Television won’t stop there, with a procedural crime show attempting to keep the genre flowing by following pop culture’s Pied Piper. Former Buffy writers will do this with Grimm, a crimes-based-on-fairy-tales show that NBC chose over 17th Precinct, written by former Battlestar writers and described as “Cops versus Wizards.” Movies are onto the same idea with Pan, a crime drama with Sean Bean and Aaron Eckhart.

I dare you to think of a fairy tale that isn’t covered, but first consider Bryan Singer’s Jack the Giant Killer, Sam Raimi’s Oz: The Great and Powerful, the Jeremy Renner/Gemma Aterton vehicle Hansel and Gretel: Witch Hunters. How ya doing over there, Pixar? What’s that? You’re first ever fairy tale will be called Brave? Well I certainly wish you the best.

If you’d like to make a case for The Hobbit, there’s two of those movies on the way, and when this is all said and done, Hollywood will mine the Norse lore once more by sequelizing How to Train Your Dragon and Thor, after that character lends his fruity hammer to The Avengers.

So why fairy tales? The genre accounts for the early silent era’s greatest hits, but since then it’s been notably hit or miss where live action is concerned. Congratulations to Pan’s Labyrinth, condolences to The Brothers Grimm. Pixar’s domination of the kids market caused a Disney princess vacuum, but most being made now are back-to-darker-origin stories, the let’s-try-it-in-a-skyscraper approach. Can any of the above keep this genre from being driven beneath the impurest snows of saturation when The New CW inevitably tries to cash in? Will we see higher collars and apple red lipstick hit the runways?

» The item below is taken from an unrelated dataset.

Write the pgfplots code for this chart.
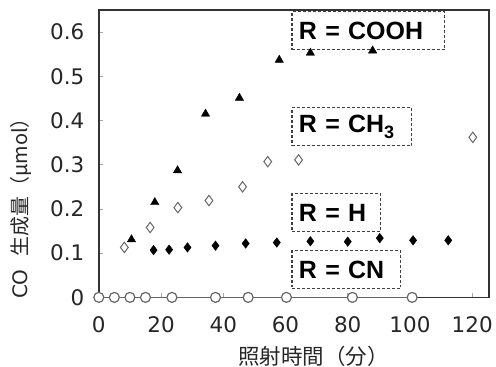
\documentclass[border=0pt]{standalone}
\usepackage{pgfplots}
\pgfplotsset{compat=1.18}
\usepackage{fontspec}
\setmainfont{DejaVu Sans}
\newfontfamily\lab{Liberation Sans}
\newfontfamily\cjk{Noto Sans CJK JP}
\tikzset{boxlab/.style={draw=black!75, dash pattern=on 3pt off 2pt, line width=1.2pt,
   font=\lab\bfseries\fontsize{25}{26}\selectfont, align=left, inner xsep=7pt, inner ysep=0pt,
   minimum height=38pt, anchor=west}}
\begin{document}
\begin{tikzpicture}
\begin{axis}[
 width=391pt,height=288pt,scale only axis,
 xmin=0,xmax=125.4,ymin=0,ymax=0.65,
 xtick={0,20,40,60,80,100,120}, ytick={0,0.1,0.2,0.3,0.4,0.5,0.6},
 xtick pos=bottom, ytick pos=left, tick align=inside,
 major tick length=4pt, tick style={draw=black!35, line width=0.8pt},
 axis line style={draw=black!80, line width=1.5pt},
 /pgf/number format/assume math mode=true,
 tick label style={font=\fontsize{21.5}{24}\selectfont, text=black!85},
 xticklabel style={yshift=-16pt},
 yticklabel style={/pgf/number format/fixed, /pgf/number format/precision=1, xshift=-11pt},
 clip=false,
]
% R = CN
\addplot[draw=black!60, line width=1.5pt, mark=*, mark size=5pt,
  mark options={draw=black!60, fill=white, line width=1.2pt}]
  coordinates {(0,0)(5,0)(10,0)(15,0)(23.5,0)(37.5,0)(48,0)(60.3,0)(81.5,0)(100.7,0)};
% R = COOH
\addplot[only marks, mark=triangle*, mark size=4.8pt, black]
  coordinates {(10.5,0.131)(18,0.215)(25.3,0.287)(34.3,0.415)(45.2,0.451)(58,0.537)(68,0.553)(88,0.558)};
% R = CH3
\addplot[only marks, mark=diamond, mark size=5.2pt,
  mark options={draw=black!60, fill=white, line width=1pt}]
  coordinates {(8.2,0.113)(16.5,0.158)(25.4,0.203)(35.4,0.219)(46.2,0.25)(54.3,0.307)(64.2,0.311)(120.2,0.362)};
% R = H
\addplot[only marks, mark=diamond*, mark size=4.8pt, black]
  coordinates {(17.6,0.107)(22.6,0.108)(28.5,0.113)(37.5,0.117)(47.2,0.122)(57.2,0.124)(68,0.127)(80,0.126)(90.3,0.134)(101,0.129)(112.3,0.129)};
\node[boxlab, text width=139pt] at (axis cs:61.9,0.603) {R = COOH};
\node[boxlab, text width=106pt] at (axis cs:61.9,0.386) {R = CH\raisebox{-6pt}{\fontsize{18}{18}\selectfont 3}};
\node[boxlab, text width=75pt] at (axis cs:61.9,0.192) {R = H};
\node[boxlab, text width=95pt] at (axis cs:61.9,0.063) {R = CN};
\node[rotate=90, anchor=west, inner sep=0pt, font=\fontsize{20}{22}\selectfont, text=black!85]
  at (axis cs:-25,-0.004) {CO\ \ \cjk 生成量（μmol）};
\node[anchor=center, inner sep=0pt, font=\cjk\fontsize{21.5}{22}\selectfont, text=black!85]
  at (axis cs:69,-0.133) {照射時間（分）};
\end{axis}
\path (current axis.south west) ++(-99pt,-67pt) rectangle ++(496pt,365pt);
\end{tikzpicture}
\end{document}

Johnny Appleseed can’t plant trees fast enough to fill the poison industry’s quota.

Where you come in: Spent one month rewriting mankind’s most popular fairy tale, The Bible, and sell that pronto. Fill your wardrobe with the preppiest outfits imaginable and shave twice a day. Wear shoes with pointed toes and sing like you have no marbles. If you are a girl, keep doing what you’re doing, dreaming what you’re dreaming, and develop a chem dependency to fog that not-so-distant memory of the dashing gentleman who cheated on you.